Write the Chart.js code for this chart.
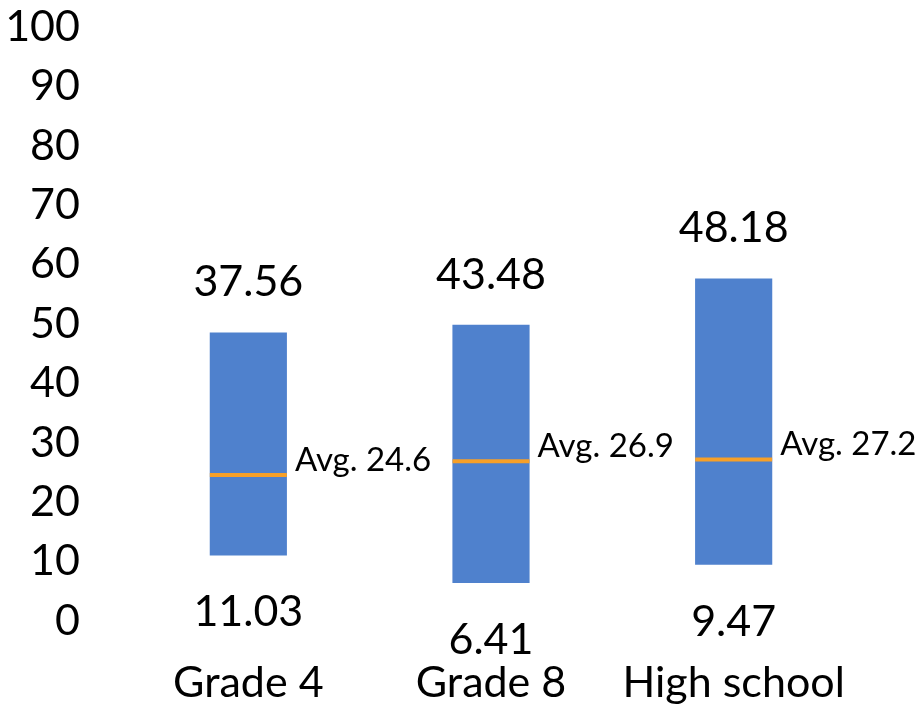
<!DOCTYPE html>
<html>
<head>
<meta charset="utf-8">
<script src="https://cdn.jsdelivr.net/npm/chart.js@4.4.1/dist/chart.umd.min.js"></script>
<style>
  html, body { margin: 0; padding: 0; background: #ffffff; }
  #wrap { width: 922px; height: 705px; position: relative; }
</style>
</head>
<body>
<div id="wrap"><canvas id="chart"></canvas></div>
<script>
// Score ranges by level: lowest value, spread above it, and the average
const categories = ['Grade 4', 'Grade 8', 'High school'];
const lowValues = [11.03, 6.41, 9.47];
const rangeValues = [37.56, 43.48, 48.18];
const avgValues = [24.6, 26.9, 27.2];
const yTicks = [0, 10, 20, 30, 40, 50, 60, 70, 80, 90, 100];

const FONT = 'Lato, "Open Sans", sans-serif';
const BLUE = '#4f81cd';
const ORANGE = '#f7a028';
const MAIN_SIZE = 43;
const AVG_SIZE = 33;

// floating bars span [low, low + range]
const floatingBars = lowValues.map((lo, i) => [lo, lo + rangeValues[i]]);

const labelPlugin = {
  id: 'rangeLabels',
  afterDatasetsDraw(chart) {
    const ctx = chart.ctx;
    const bars = chart.getDatasetMeta(0).data;
    const avgPts = chart.getDatasetMeta(1).data;
    ctx.save();
    ctx.fillStyle = '#000000';
    ctx.textAlign = 'center';
    ctx.textBaseline = 'middle';
    ctx.font = MAIN_SIZE + 'px ' + FONT;
    bars.forEach((bar, i) => {
      const top = Math.min(bar.y, bar.base);
      const bottom = Math.max(bar.y, bar.base);
      ctx.fillText(rangeValues[i].toFixed(2), bar.x, top - 50);
      ctx.fillText(lowValues[i].toFixed(2), bar.x, bottom + 57);
    });
    ctx.font = AVG_SIZE + 'px ' + FONT;
    ctx.textAlign = 'left';
    avgPts.forEach((pt, i) => {
      const half = bars[i].width / 2;
      ctx.fillText('Avg. ' + avgValues[i].toFixed(1), pt.x + half + 8, pt.y - 15);
    });
    ctx.restore();
  }
};

new Chart(document.getElementById('chart'), {
  data: {
    labels: categories,
    datasets: [
      {
        type: 'bar',
        label: 'Range',
        data: floatingBars,
        backgroundColor: BLUE,
        borderWidth: 0,
        barPercentage: 1,
        categoryPercentage: 0.318,
        order: 2
      },
      {
        type: 'line',
        label: 'Average',
        data: avgValues,
        showLine: false,
        pointStyle: 'line',
        pointRadius: 38.5,
        pointHoverRadius: 38.5,
        borderColor: ORANGE,
        pointBorderColor: ORANGE,
        pointBorderWidth: 4,
        borderWidth: 4,
        order: 1
      }
    ]
  },
  options: {
    responsive: true,
    maintainAspectRatio: false,
    animation: false,
    events: [],
    layout: { autoPadding: false, padding: { left: 0, right: 67, top: 27, bottom: 0 } },
    plugins: {
      legend: { display: false },
      tooltip: { enabled: false }
    },
    scales: {
      x: {
        offset: true,
        grid: { display: false, drawTicks: false },
        border: { display: false },
        ticks: {
          color: '#000000',
          font: { family: FONT, size: MAIN_SIZE },
          padding: 36,
          maxRotation: 0,
          autoSkip: false
        },
        afterFit(scale) { scale.height = 84; }
      },
      y: {
        min: 0,
        max: 100,
        afterBuildTicks(scale) { scale.ticks = yTicks.map(v => ({ value: v })); },
        grid: { display: false, drawTicks: false },
        border: { display: false },
        ticks: {
          color: '#000000',
          font: { family: FONT, size: MAIN_SIZE },
          padding: 47
        },
        afterFit(scale) {
          scale.width = 127;
          scale.paddingTop = 0;
          scale.paddingBottom = 0;
        }
      }
    }
  },
  plugins: [labelPlugin]
});
</script>
</body>
</html>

----

Exercise details =
Each line from the top of the material through the line containing "const floatingBars = lowValues.map((lo, i)" should be reproduced exactly; please drop any images.

Task response =
Write the Chart.js code for this chart.
<!DOCTYPE html>
<html>
<head>
<meta charset="utf-8">
<script src="https://cdn.jsdelivr.net/npm/chart.js@4.4.1/dist/chart.umd.min.js"></script>
<style>
  html, body { margin: 0; padding: 0; background: #ffffff; }
  #wrap { width: 922px; height: 705px; position: relative; }
</style>
</head>
<body>
<div id="wrap"><canvas id="chart"></canvas></div>
<script>
// Score ranges by level: lowest value, spread above it, and the average
const categories = ['Grade 4', 'Grade 8', 'High school'];
const lowValues = [11.03, 6.41, 9.47];
const rangeValues = [37.56, 43.48, 48.18];
const avgValues = [24.6, 26.9, 27.2];
const yTicks = [0, 10, 20, 30, 40, 50, 60, 70, 80, 90, 100];

const FONT = 'Lato, "Open Sans", sans-serif';
const BLUE = '#4f81cd';
const ORANGE = '#f7a028';
const MAIN_SIZE = 43;
const AVG_SIZE = 33;

// floating bars span [low, low + range]
const floatingBars = lowValues.map((lo, i) => [lo, lo + rangeValues[i]]);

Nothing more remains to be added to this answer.